Thursday, 14 July 2011

Keep it Tense: Action Scenes

Have you ever been frustrated writing a tense action sequence? What should be tense and immediate wanders slowly to an ending like an explosion in slow-motion. The truth is it’s not difficult to make your action scenes stand out, if you keep a few things in mind.

Long action scenes are boring. Action scenes are often packed with information, move and counter-moves that will leave the reader breathless. The longer you drag out the sequence, the more likely your reader is going to lose that sense of immediacy and just move on.

This is not the time for flowery prose. Wax philosophical about the moon some other time, right now all your character knows is he’s in trouble and he needs to act now.

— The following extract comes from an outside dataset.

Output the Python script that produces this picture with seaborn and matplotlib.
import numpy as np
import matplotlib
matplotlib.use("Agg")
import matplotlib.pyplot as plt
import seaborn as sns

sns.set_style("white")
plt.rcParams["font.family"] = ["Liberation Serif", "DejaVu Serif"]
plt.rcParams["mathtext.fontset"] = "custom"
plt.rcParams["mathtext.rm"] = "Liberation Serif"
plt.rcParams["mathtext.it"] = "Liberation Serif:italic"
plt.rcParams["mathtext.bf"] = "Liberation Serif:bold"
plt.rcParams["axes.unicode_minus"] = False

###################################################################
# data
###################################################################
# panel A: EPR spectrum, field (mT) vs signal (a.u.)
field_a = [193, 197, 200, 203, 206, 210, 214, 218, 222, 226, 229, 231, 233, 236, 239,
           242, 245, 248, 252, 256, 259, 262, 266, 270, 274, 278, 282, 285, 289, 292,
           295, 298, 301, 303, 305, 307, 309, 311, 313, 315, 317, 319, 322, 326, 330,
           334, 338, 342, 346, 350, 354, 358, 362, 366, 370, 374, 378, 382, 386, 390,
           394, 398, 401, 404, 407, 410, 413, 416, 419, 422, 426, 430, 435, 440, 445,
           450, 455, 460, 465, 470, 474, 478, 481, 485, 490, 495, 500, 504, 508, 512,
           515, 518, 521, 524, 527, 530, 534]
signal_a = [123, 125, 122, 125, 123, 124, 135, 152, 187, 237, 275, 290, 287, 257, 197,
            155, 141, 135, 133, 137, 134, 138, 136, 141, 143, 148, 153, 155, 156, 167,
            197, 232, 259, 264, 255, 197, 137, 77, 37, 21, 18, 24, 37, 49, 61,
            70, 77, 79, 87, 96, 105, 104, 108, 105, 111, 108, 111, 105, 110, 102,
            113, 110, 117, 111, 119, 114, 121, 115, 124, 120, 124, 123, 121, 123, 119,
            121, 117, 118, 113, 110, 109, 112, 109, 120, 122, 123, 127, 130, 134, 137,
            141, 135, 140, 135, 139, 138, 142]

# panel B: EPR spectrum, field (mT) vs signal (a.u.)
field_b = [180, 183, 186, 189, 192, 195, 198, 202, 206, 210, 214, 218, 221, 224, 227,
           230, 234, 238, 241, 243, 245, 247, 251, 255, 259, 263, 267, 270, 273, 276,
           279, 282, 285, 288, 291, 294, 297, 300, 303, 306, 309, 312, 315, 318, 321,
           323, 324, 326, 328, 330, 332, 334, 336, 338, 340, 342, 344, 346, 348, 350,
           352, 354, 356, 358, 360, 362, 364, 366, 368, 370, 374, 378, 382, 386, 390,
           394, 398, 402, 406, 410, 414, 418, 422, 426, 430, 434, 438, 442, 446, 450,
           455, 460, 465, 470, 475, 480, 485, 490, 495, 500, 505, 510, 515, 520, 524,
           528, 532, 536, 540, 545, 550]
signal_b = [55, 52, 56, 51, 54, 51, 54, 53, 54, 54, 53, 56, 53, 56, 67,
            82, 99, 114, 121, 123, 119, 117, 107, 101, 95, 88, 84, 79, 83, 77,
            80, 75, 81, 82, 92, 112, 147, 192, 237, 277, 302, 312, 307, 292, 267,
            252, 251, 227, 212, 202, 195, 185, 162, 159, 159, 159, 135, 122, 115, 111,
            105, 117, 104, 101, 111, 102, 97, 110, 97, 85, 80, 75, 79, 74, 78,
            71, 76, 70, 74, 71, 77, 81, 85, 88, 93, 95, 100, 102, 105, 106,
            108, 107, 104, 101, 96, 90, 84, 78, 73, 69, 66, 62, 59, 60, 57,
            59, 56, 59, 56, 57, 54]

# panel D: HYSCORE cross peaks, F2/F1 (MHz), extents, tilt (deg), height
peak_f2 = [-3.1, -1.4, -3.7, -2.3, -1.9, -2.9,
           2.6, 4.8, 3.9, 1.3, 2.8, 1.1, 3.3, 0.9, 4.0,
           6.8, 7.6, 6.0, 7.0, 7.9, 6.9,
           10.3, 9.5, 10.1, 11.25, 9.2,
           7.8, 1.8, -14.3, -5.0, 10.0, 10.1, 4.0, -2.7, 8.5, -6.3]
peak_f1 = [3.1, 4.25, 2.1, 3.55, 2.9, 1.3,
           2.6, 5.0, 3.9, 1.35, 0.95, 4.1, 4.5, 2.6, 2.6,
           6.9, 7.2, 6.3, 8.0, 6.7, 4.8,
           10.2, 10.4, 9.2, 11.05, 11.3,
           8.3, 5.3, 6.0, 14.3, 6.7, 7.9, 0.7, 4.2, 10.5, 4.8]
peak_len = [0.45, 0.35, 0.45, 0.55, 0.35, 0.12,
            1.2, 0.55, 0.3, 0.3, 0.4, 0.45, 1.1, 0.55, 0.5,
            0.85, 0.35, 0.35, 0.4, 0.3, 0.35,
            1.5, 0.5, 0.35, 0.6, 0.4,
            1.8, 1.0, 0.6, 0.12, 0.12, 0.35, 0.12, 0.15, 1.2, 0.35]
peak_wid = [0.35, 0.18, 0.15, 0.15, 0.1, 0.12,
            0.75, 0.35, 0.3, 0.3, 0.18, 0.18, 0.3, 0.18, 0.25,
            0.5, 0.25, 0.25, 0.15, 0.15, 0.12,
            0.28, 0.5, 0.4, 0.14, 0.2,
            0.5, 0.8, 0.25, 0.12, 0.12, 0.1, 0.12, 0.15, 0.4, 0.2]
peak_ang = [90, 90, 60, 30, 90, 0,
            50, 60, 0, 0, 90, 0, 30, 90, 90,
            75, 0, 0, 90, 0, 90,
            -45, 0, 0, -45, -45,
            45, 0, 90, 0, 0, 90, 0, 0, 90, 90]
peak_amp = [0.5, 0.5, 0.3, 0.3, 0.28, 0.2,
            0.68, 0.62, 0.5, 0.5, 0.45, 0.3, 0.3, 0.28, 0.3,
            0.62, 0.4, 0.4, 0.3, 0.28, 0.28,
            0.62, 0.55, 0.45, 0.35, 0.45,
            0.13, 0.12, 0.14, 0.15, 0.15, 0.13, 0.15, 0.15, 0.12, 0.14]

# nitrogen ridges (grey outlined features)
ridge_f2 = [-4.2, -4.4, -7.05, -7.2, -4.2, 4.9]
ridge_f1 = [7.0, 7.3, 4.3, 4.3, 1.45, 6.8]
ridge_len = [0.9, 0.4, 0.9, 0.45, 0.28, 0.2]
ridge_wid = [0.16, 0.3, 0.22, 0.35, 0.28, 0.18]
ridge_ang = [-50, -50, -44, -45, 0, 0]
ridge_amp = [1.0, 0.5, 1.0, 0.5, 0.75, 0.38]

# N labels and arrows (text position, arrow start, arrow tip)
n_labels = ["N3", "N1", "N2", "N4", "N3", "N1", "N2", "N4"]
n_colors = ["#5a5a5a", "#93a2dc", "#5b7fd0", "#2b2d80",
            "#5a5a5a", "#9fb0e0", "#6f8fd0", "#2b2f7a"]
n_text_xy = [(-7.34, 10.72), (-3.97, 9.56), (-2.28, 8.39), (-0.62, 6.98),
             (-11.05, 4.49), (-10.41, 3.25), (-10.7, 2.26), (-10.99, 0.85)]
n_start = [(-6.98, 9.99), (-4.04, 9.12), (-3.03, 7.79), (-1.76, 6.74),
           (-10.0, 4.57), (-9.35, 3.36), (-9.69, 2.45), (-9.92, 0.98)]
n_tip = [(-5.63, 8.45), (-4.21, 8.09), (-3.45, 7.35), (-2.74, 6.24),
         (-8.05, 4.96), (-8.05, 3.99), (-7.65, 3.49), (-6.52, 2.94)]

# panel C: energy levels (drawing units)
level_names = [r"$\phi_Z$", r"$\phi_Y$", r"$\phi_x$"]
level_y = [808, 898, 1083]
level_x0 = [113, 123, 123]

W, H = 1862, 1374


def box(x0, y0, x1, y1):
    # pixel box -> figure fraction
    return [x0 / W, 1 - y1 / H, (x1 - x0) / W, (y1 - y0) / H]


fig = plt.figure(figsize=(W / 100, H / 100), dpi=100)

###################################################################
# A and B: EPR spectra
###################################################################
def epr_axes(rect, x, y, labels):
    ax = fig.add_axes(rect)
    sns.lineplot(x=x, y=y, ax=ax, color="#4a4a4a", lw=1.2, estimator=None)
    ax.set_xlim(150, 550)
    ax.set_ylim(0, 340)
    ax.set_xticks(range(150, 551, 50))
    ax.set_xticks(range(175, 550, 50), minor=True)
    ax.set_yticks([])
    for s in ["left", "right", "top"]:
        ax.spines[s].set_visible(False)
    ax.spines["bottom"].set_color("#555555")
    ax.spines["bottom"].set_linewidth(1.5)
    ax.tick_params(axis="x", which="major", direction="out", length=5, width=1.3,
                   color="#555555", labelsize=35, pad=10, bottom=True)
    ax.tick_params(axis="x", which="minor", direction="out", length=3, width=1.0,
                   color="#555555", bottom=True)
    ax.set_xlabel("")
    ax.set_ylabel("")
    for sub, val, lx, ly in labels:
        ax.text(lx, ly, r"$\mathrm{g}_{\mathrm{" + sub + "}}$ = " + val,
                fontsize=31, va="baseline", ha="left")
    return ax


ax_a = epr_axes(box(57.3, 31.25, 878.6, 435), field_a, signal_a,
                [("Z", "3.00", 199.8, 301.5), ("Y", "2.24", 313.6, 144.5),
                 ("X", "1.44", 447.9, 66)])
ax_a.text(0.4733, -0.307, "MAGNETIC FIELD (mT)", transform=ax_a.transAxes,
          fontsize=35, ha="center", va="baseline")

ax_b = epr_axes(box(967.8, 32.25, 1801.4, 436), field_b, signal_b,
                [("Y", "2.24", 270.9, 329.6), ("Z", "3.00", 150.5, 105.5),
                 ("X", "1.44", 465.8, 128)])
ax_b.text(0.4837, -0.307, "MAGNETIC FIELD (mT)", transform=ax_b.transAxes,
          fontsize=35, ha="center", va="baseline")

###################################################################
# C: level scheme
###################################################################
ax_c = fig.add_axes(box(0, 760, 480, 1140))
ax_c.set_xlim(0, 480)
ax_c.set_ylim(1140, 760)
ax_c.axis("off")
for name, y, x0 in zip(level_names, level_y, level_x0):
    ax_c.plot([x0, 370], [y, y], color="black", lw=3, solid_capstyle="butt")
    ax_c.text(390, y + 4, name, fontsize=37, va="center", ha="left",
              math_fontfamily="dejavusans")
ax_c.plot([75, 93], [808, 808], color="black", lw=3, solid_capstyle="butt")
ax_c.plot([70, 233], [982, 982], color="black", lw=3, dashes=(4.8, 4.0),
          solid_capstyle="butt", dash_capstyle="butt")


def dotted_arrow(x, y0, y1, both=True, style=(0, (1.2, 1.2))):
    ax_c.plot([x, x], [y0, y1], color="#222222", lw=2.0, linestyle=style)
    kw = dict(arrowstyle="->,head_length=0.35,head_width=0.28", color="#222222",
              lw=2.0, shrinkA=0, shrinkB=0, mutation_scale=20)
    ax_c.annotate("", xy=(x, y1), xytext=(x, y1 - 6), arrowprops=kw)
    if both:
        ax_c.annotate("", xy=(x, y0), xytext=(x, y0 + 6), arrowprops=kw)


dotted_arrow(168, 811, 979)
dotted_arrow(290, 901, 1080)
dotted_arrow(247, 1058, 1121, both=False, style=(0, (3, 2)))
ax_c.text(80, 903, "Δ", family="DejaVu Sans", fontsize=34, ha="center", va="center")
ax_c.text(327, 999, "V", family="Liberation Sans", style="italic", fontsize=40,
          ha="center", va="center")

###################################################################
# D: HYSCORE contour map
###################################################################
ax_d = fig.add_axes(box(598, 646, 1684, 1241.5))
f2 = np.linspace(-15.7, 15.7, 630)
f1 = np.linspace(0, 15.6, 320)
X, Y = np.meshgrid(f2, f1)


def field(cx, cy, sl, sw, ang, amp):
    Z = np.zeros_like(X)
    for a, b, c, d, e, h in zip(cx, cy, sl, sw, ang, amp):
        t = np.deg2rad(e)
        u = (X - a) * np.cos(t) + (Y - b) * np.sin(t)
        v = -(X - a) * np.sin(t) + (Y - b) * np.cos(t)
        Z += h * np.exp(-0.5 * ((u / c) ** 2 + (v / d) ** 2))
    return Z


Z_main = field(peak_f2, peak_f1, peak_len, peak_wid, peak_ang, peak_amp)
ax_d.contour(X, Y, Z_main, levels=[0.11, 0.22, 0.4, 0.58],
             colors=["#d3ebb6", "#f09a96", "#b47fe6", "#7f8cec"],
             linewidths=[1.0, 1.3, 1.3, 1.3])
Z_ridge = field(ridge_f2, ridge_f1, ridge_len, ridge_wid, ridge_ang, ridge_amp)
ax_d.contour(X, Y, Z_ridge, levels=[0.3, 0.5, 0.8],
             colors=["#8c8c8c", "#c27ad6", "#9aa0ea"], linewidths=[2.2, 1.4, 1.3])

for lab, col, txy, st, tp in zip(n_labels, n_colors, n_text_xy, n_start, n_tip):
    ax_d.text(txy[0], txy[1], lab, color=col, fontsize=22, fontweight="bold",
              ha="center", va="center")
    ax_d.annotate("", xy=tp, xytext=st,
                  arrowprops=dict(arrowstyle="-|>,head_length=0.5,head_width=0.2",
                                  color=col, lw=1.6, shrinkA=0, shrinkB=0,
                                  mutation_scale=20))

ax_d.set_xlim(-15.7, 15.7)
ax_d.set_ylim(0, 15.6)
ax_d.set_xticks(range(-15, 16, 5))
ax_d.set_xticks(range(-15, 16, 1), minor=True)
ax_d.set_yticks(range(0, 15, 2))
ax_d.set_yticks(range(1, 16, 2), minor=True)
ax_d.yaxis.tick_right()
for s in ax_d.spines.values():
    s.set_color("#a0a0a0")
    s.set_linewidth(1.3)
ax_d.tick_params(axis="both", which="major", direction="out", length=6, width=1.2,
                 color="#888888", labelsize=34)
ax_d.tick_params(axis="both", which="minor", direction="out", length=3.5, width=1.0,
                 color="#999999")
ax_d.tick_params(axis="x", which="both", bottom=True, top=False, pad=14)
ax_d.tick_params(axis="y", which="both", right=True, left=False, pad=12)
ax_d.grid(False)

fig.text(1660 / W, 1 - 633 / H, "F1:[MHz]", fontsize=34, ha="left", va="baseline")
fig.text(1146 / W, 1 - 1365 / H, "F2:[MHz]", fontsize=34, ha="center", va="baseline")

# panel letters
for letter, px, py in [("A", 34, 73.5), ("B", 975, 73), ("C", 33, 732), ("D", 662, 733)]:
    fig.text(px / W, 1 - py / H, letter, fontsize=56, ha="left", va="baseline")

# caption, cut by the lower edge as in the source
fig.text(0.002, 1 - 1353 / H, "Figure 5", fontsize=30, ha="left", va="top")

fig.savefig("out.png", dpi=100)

For me, the discovery of the concept of the MRU improved my action scenes significantly. The idea of the MRU is that you break up the action of your story into two-beat units of motivation followed by reaction. This is a deep point of view trick that is even more important for action scenes. The basics are simple: Something happens, and the character responds.

Keep the danger immediate and real. Don’t bother with the motivations of the scene’s antagonists, just describe their actions so that the reader knows the threat presented to the protagonist.

In fight scenes, the reaction will be active. Movements and immediate decisions make for realistic responses. Thoughts should be short, feelings should be displayed through their action, and dialogue needs to be even more crisp than normal.

Tie all of these together and you’ve got a fight scene that should be well liked by your reader. Just don’t go overboard, too much of a good thing can spoil.